Размер шрифта
-
+

Предатели - стр. 23

— Я просто хочу, чтобы моя племенная кобыла сделала то, ради чего я ее купил, - медленно, словно разговаривает с совсем отбитой, разжевывает Марат. – Ничего сложного, Анфиса. Я трахаю тебя каждый день. Стараюсь выполнить то, что должен. И пока что в нашем браке, я – тот человек, который прилежно выполняет свою часть сделки. А ты только очень «старательно украшаешь» мою жизнь своим постным лицом.

Это он о подарках.

О мехах, драгоценностях, сумках от «Шанель» и «Диор», красивой жизни, за которую я недостаточно долго и красиво валяюсь у него в ногах.

Точнее, не валяюсь совсем.

Хоть мне и страшно, что однажды та часть его мозга, которая хоть немного контролирует тело, впадет в кому, и он сделает со мной то же самое, что сделал с собственным сыном.

— Твоя племенная кобыла раздвигает ноги всегда, когда ты хочешь, - говорю спокойно, нечеловеческим усилием воли превозмогая страх. – Извини, что она больше ничего не может сделать, чтобы ускорить процесс.

Ему не нравится, что говорю о себе как будто со стороны.

А мне даже нравится.

Потому что жена Островского – бедная проданная в рабство женщина, и мне искренне ее жаль, потому что она обречена существовать в его мире только в качестве рабыни. И не важно, скольких «правильных» наследников она родит. Ее место будет около пятки мужа: в покорности, с потупленным взглядом и фальшивой улыбкой благодарности за все, что перепадает из его рук. Иногда за бриллианты и соболя, иногда – за побои.

А я – Анфиса, буду существовать внутри нее.

И, возможно, ждать своего выхода на сцену.

— Очень хорошо, что ты это понимаешь. – Островский отодвигается, отпускает мое лицо и снова тянется за телефоном. – И то, что мне симпатичен твой характер не означает, что в следующий раз, когда мне не понравится тон твоего голоса, я снова спущу все на тормозах.

С моей стороны было бы слишком наивно на это рассчитывать.

Поэтому жена Островского корчит благодарность за терпение, а я уговариваю себя хотя бы какое-то время сидеть тихо и не высовываться.

12. Глава двенадцатая: Анфиса

Глава двенадцатая: Анфиса

В медицинском центре, куда меня привозит водитель, провожу около двух часов.

Сначала долго и скрупулезно собирают анамнез: выспрашивают обо всех болячках, вплоть до прабабки, у кого и сколько было детей, как проходили обе беременности моей матери. Как будто я могу знать обо всем этом.
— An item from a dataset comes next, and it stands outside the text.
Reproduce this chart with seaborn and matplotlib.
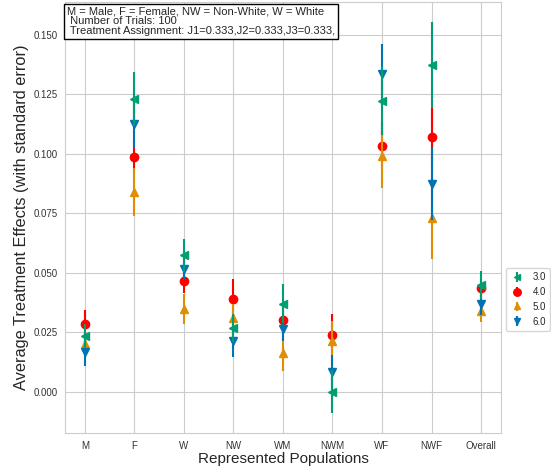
import matplotlib
matplotlib.use("Agg")
import matplotlib.pyplot as plt
import seaborn as sns
import numpy as np

populations = ["M", "F", "W", "NW", "WM", "NWM", "WF", "NWF", "Overall"]
series_labels = ["3.0", "4.0", "5.0", "6.0"]

ate_30 = [0.0235, 0.1231, 0.0573, 0.0268, 0.0370, 0.0000, 0.1223, 0.1373, 0.0449]
se_30 = [0.0050, 0.0114, 0.0070, 0.0060, 0.0081, 0.0091, 0.0142, 0.0182, 0.0060]

ate_40 = [0.0286, 0.0989, 0.0465, 0.0391, 0.0300, 0.0239, 0.1035, 0.1070, 0.0436]
se_40 = [0.0057, 0.0070, 0.0049, 0.0081, 0.0050, 0.0087, 0.0100, 0.0125, 0.0040]

ate_50 = [0.0200, 0.0838, 0.0347, 0.0310, 0.0161, 0.0214, 0.0992, 0.0731, 0.0339]
se_50 = [0.0045, 0.0101, 0.0063, 0.0060, 0.0073, 0.0085, 0.0136, 0.0171, 0.0046]

ate_60 = [0.0168, 0.1125, 0.0514, 0.0214, 0.0265, 0.0081, 0.1334, 0.0873, 0.0369]
se_60 = [0.0059, 0.0102, 0.0045, 0.0070, 0.0050, 0.0075, 0.0127, 0.0150, 0.0045]

info_text = ("M = Male, F = Female, NW = Non-White, W = White\n"
             " Number of Trials: 100\n"
             " Treatment Assignment: J1=0.333,J2=0.333,J3=0.333,")

sns.set_style("whitegrid")
plt.rcParams['font.family'] = ['Liberation Sans', 'DejaVu Sans']

pal = sns.color_palette("colorblind")
colors = [pal[2], "red", pal[1], pal[0]]
markers = ["<", "o", "^", "v"]
msizes = [5.5, 6, 5.5, 5.5]

fig = plt.figure(figsize=(5.51, 4.69), dpi=100)
ax = fig.add_axes([0.118, 0.077, 0.791, 0.918])

x = np.arange(len(populations))
all_vals = [(ate_30, se_30), (ate_40, se_40), (ate_50, se_50), (ate_60, se_60)]
zorders = [2.6, 2.0, 2.2, 2.4]
for (vals, ses), lab, c, m, ms, z in zip(all_vals, series_labels, colors, markers, msizes, zorders):
    ax.errorbar(x, vals, yerr=ses, fmt=m, color=c, ecolor=c, markersize=ms,
                elinewidth=1.5, capsize=0, label=lab, zorder=z)

ax.set_xticks(x)
ax.set_xticklabels(populations)
ax.yaxis.set_major_formatter(matplotlib.ticker.FormatStrFormatter('%.3f'))
ax.tick_params(axis='both', labelsize=7, colors='#333333', pad=2)
ax.set_xlabel("Represented Populations", fontsize=11, color='#262626', labelpad=1)
ax.set_ylabel("Average Treatment Effects (with standard error)", fontsize=11.8,
              color='#262626', labelpad=3)

ax.text(0.005, 0.99, info_text, transform=ax.transAxes, ha='left', va='top',
        fontsize=8, linespacing=0.95,
        bbox=dict(boxstyle='square,pad=0.25', facecolor='white', edgecolor='black', linewidth=1),
        zorder=5)

ax.legend(loc='center left', bbox_to_anchor=(1.0, 0.31), fontsize=7, frameon=True,
          markerscale=0.9, handlelength=1.6)

fig.savefig("out.png", dpi=100)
Единственное, что я точно могу сказать о ее периоде «дважды по девять» - так она сама говорит – так это то, что меня она родила ногами вперед, мучительно и долго, и после этого утратила возможность вновь стать матерью.

После заполнения карты, меня ведут на осмотр.

Потом на анализ крови.

Потом еще в какой-то кабинет.

Потом снова к врачу, и снова на осмотр.

Чтобы в конце концов, когда я просто перестаю понимать, кто все эти люди и чего они от меня хотят, оказывают в кабинете своего ведущего врача. Он сам усаживает меня в дорогое кожаное кресло, прикрывает дверь до щелчка и только усевшись за стол, снимает очки, чтобы потереть красную переносицу.

Абсолютно уверена, что ничего хорошего сейчас не услышу.

И уверена, что новость, которую скажет доктор, тоже не очень его радует.

Он наверняка уже успел пообщаться с Островским.

Знает, что с ним случается, когда-то что-то не по его.

— Анфиса, у вас непроходимость маточных труб. Судя по вашим снимкам и анамнеза – это врожденная патология. Вы указывали на… - Он опускает нос в мою медицинскую карту, прикладывает очки, чтобы прочесть, - болезненные менструации и боли внизу живота. Это один из частых сопроводительных симптомов врожденных причин неправильного развития матки и маточных труб.